— Start —

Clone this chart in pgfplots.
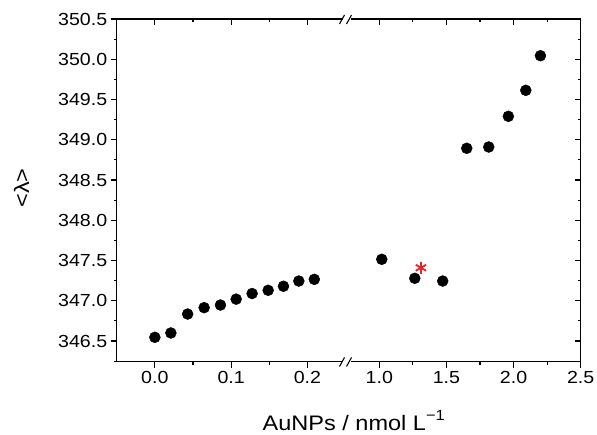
\documentclass[border=0pt]{standalone}
\usepackage{fontspec}
\setmainfont[FakeStretch=1.12]{Liberation Sans}
\usepackage{pgfplots}
\usepackage{pgfplotstable}
\pgfplotsset{compat=1.18}
\definecolor{starred}{RGB}{232,32,40}

\pgfplotstableread{
x y
0.000 346.546
0.021 346.600
0.043 346.835
0.0646 346.914
0.086 346.947
0.1066 347.020
0.1275 347.090
0.1485 347.130
0.1686 347.180
0.1887 347.245
0.209 347.266
}\leftdata

\pgfplotstableread{
x y
1.018 347.515
1.264 347.279
1.472 347.245
1.651 348.894
1.815 348.910
1.961 349.291
2.091 349.614
2.200 350.044
}\rightdata

\pgfplotstableread{
x y
1.31 347.41
}\stardata

\pgfplotsset{
  brk/.style={
    scale only axis, anchor=south west,
    height=342.7pt,
    ymin=346.243, ymax=350.5,
    axis line style={draw=none},
    tick style={black, line width=1.1pt},
    major tick length=6pt, minor tick length=3pt,
    ticklabel style={font=\fontsize{17.5}{20}\selectfont},
    /pgf/number format/.cd, fixed, fixed zerofill, precision=1, 1000 sep={}, assume math mode=true,
  },
  ytk/.style={ytick={346.5,347,347.5,348,348.5,349,349.5,350,350.5},
    minor ytick={346.25,346.75,347.25,347.75,348.25,348.75,349.25,349.75,350.25}},
}

\begin{document}
\begin{tikzpicture}[x=1pt,y=1pt]
\useasboundingbox (0,0) rectangle (597,434);
% left panel
\begin{axis}[brk, ytk, at={(116.7pt,72.3pt)}, width=230.4pt,
  xmin=-0.05, xmax=0.252, xtick={0,0.1,0.2}, minor xtick={0.05,0.15},
  xtick pos=left, ytick pos=left, tick align=outside]
  \addplot[only marks, mark=*, mark size=5.5pt, black] table[x=x,y=y]{\leftdata};
\end{axis}
\begin{axis}[brk, at={(116.7pt,72.3pt)}, width=230.4pt,
  xmin=-0.05, xmax=0.252, xtick={0,0.1,0.2}, minor xtick={0.05,0.15},
  xtick pos=right, tick align=inside, ytick=\empty, xticklabels={}]
  \addplot[draw=none] coordinates {(0,347)};
\end{axis}
% right panel
\begin{axis}[brk, at={(347pt,72.3pt)}, width=233.7pt,
  xmin=0.759, xmax=2.5, xtick={1,1.5,2,2.5}, minor xtick={1.25,1.75,2.25},
  xtick pos=left, tick align=outside, ytick=\empty, clip=false]
  \addplot[only marks, mark=*, mark size=5.5pt, black] table[x=x,y=y]{\rightdata};
  \addplot[only marks, mark=asterisk, mark size=6pt, starred, line width=1.8pt] table[x=x,y=y]{\stardata};
\end{axis}
\begin{axis}[brk, ytk, at={(347pt,72.3pt)}, width=233.7pt,
  xmin=0.759, xmax=2.5, xtick={1,1.5,2,2.5}, minor xtick={1.25,1.75,2.25},
  xtick pos=right, ytick pos=right, tick align=inside, xticklabels={}, yticklabels={}]
  \addplot[draw=none] coordinates {(1,347)};
\end{axis}
% frame with break
\begin{scope}[line width=1.3pt, line cap=rect]
\draw (116.7,72.3) -- (116.7,415);
\draw (580.7,72.3) -- (580.7,415);
\draw (116.7,415) -- (342,415);
\draw (352,415) -- (580.7,415);
\draw (116.7,72.3) -- (342,72.3);
\draw (352,72.3) -- (580.7,72.3);
\end{scope}
\begin{scope}[line width=1.1pt]
\draw (339.5,410) -- (344.5,419);
\draw (346.5,410) -- (351.5,419);
\draw (339.5,67.5) -- (344.5,76.5);
\draw (346.5,67.5) -- (351.5,76.5);
\end{scope}
\node[anchor=base, font=\fontsize{21}{25}\selectfont, inner sep=0pt] at (354,4) {AuNPs / nmol L\raisebox{1.5pt}{\textsuperscript{−1}}};
\node[rotate=90, font=\fontsize{21}{25}\selectfont, inner sep=0pt] at (21.5,246) {<λ>};
\end{tikzpicture}
\end{document}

— End —

_Aim of the exercise:_ The listing above must be printed again exactly, minus its pictures.

_Task result:_
Clone this chart in pgfplots.
\documentclass[border=0pt]{standalone}
\usepackage{fontspec}
\setmainfont[FakeStretch=1.12]{Liberation Sans}
\usepackage{pgfplots}
\usepackage{pgfplotstable}
\pgfplotsset{compat=1.18}
\definecolor{starred}{RGB}{232,32,40}

\pgfplotstableread{
x y
0.000 346.546
0.021 346.600
0.043 346.835
0.0646 346.914
0.086 346.947
0.1066 347.020
0.1275 347.090
0.1485 347.130
0.1686 347.180
0.1887 347.245
0.209 347.266
}\leftdata

\pgfplotstableread{
x y
1.018 347.515
1.264 347.279
1.472 347.245
1.651 348.894
1.815 348.910
1.961 349.291
2.091 349.614
2.200 350.044
}\rightdata

\pgfplotstableread{
x y
1.31 347.41
}\stardata

\pgfplotsset{
  brk/.style={
    scale only axis, anchor=south west,
    height=342.7pt,
    ymin=346.243, ymax=350.5,
    axis line style={draw=none},
    tick style={black, line width=1.1pt},
    major tick length=6pt, minor tick length=3pt,
    ticklabel style={font=\fontsize{17.5}{20}\selectfont},
    /pgf/number format/.cd, fixed, fixed zerofill, precision=1, 1000 sep={}, assume math mode=true,
  },
  ytk/.style={ytick={346.5,347,347.5,348,348.5,349,349.5,350,350.5},
    minor ytick={346.25,346.75,347.25,347.75,348.25,348.75,349.25,349.75,350.25}},
}

\begin{document}
\begin{tikzpicture}[x=1pt,y=1pt]
\useasboundingbox (0,0) rectangle (597,434);
% left panel
\begin{axis}[brk, ytk, at={(116.7pt,72.3pt)}, width=230.4pt,
  xmin=-0.05, xmax=0.252, xtick={0,0.1,0.2}, minor xtick={0.05,0.15},
  xtick pos=left, ytick pos=left, tick align=outside]
  \addplot[only marks, mark=*, mark size=5.5pt, black] table[x=x,y=y]{\leftdata};
\end{axis}
\begin{axis}[brk, at={(116.7pt,72.3pt)}, width=230.4pt,
  xmin=-0.05, xmax=0.252, xtick={0,0.1,0.2}, minor xtick={0.05,0.15},
  xtick pos=right, tick align=inside, ytick=\empty, xticklabels={}]
  \addplot[draw=none] coordinates {(0,347)};
\end{axis}
% right panel
\begin{axis}[brk, at={(347pt,72.3pt)}, width=233.7pt,
  xmin=0.759, xmax=2.5, xtick={1,1.5,2,2.5}, minor xtick={1.25,1.75,2.25},
  xtick pos=left, tick align=outside, ytick=\empty, clip=false]
  \addplot[only marks, mark=*, mark size=5.5pt, black] table[x=x,y=y]{\rightdata};
  \addplot[only marks, mark=asterisk, mark size=6pt, starred, line width=1.8pt] table[x=x,y=y]{\stardata};
\end{axis}
\begin{axis}[brk, ytk, at={(347pt,72.3pt)}, width=233.7pt,
  xmin=0.759, xmax=2.5, xtick={1,1.5,2,2.5}, minor xtick={1.25,1.75,2.25},
  xtick pos=right, ytick pos=right, tick align=inside, xticklabels={}, yticklabels={}]
  \addplot[draw=none] coordinates {(1,347)};
\end{axis}
% frame with break
\begin{scope}[line width=1.3pt, line cap=rect]
\draw (116.7,72.3) -- (116.7,415);
\draw (580.7,72.3) -- (580.7,415);
\draw (116.7,415) -- (342,415);
\draw (352,415) -- (580.7,415);
\draw (116.7,72.3) -- (342,72.3);
\draw (352,72.3) -- (580.7,72.3);
\end{scope}
\begin{scope}[line width=1.1pt]
\draw (339.5,410) -- (344.5,419);
\draw (346.5,410) -- (351.5,419);
\draw (339.5,67.5) -- (344.5,76.5);
\draw (346.5,67.5) -- (351.5,76.5);
\end{scope}
\node[anchor=base, font=\fontsize{21}{25}\selectfont, inner sep=0pt] at (354,4) {AuNPs / nmol L\raisebox{1.5pt}{\textsuperscript{−1}}};
\node[rotate=90, font=\fontsize{21}{25}\selectfont, inner sep=0pt] at (21.5,246) {<λ>};
\end{tikzpicture}
\end{document}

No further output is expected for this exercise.